Needless to say, by the time the girl-I-wasn’t-so-sure-I was-still-dating and I politely joined our dinner guests outside and was greeted by several fully employed firetrucks, firemen and a decent group of befuddled and irate neighbors, my nervous system simply shut down and I became a walking shell of a woman.

From that point on, I’m not sure if it was the wine that I had begun chugging down, sheer loss of nerves or a combination of the two that caused me to erase the rest of the evening from my memory.  It wasn’t until I pulled out a variation of this Shrimp Gratin dish and added it my dinner menu that my Mom-in-law reminded us that it was one of the salvaged dishes that she really enjoyed most that fateful evening.  Turns out those firemen weren’t the only thing mom-in-law was into that night.

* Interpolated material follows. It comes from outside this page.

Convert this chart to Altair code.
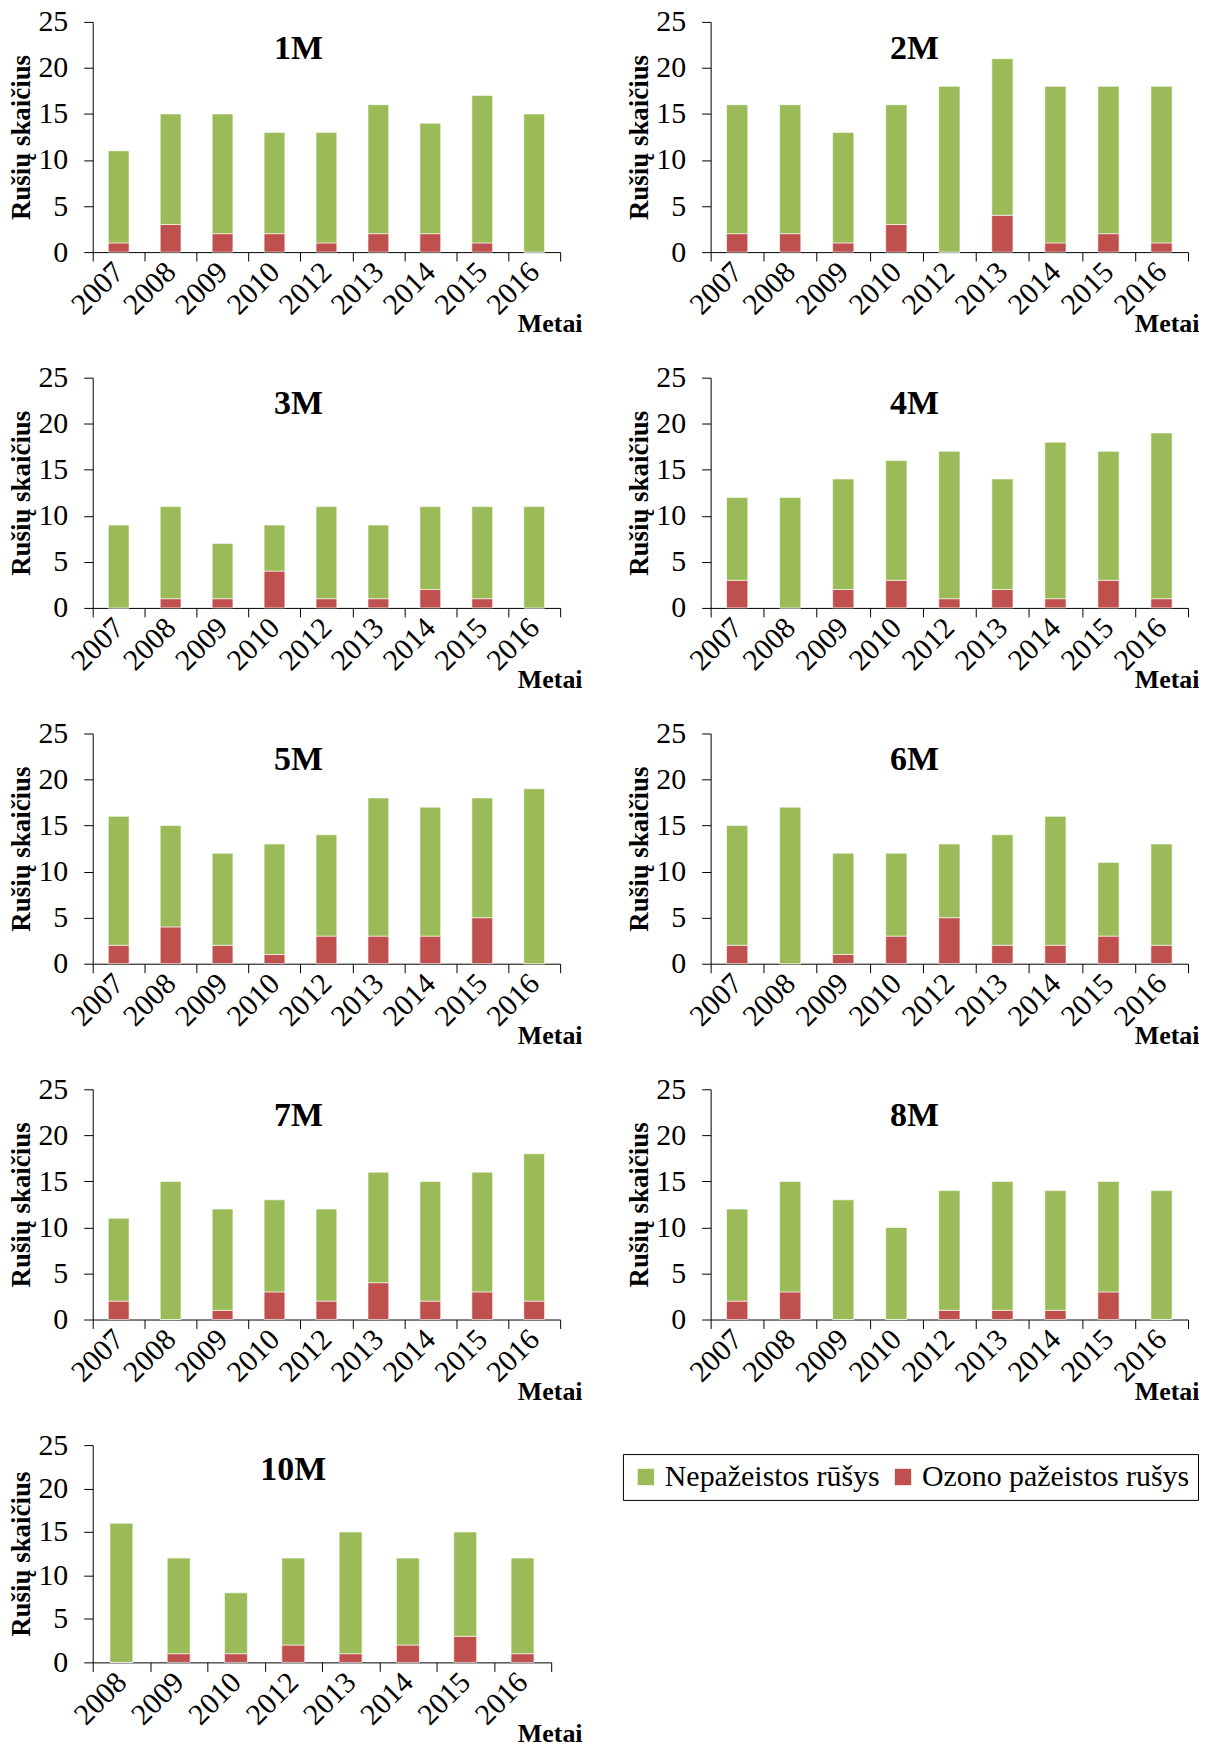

Shrimp and Goat Cheese Gratin

Makes 4 appetizer portions.

24 Large Shrimp, peeled and deveined tail-on

2 C Pepper Rouille (recipe follows)

8 Ounces Goat Cheese

Minced Parsley (optional for garnish)

Into one large, or four individual shallow casserole dishes (we use these cute little escargot dishes, but they aren’t necessary) spoon enough rouille to cover the bottom of the dish(es).

Place shrimp into dish(es) tail side up and spoon remaining rouille over shrimp.  Place a nice size pat over each shrimp and cook in a 450* oven for about 15 minutes or until shrimp are cooked through, cheese has melted a bit and rouille is bubbly.  Serve with toasted baguette to sop up all of the yummy rouille and goat cheese goo.

Shrimp Gratin Prep


Red Pepper Rouille

2 Red Bell Peppers, Roasted, Peeled and De-seeded

3 Garlic Cloves

1/2 C Walnuts

3/4 C Parmesan

1 TB Sambal Oelek

1/2 C Olive Oil

1 TSP Lemon Juice

Salt and Pepper to Taste

Simply place all ingredients into a food processor and pulse into a puree.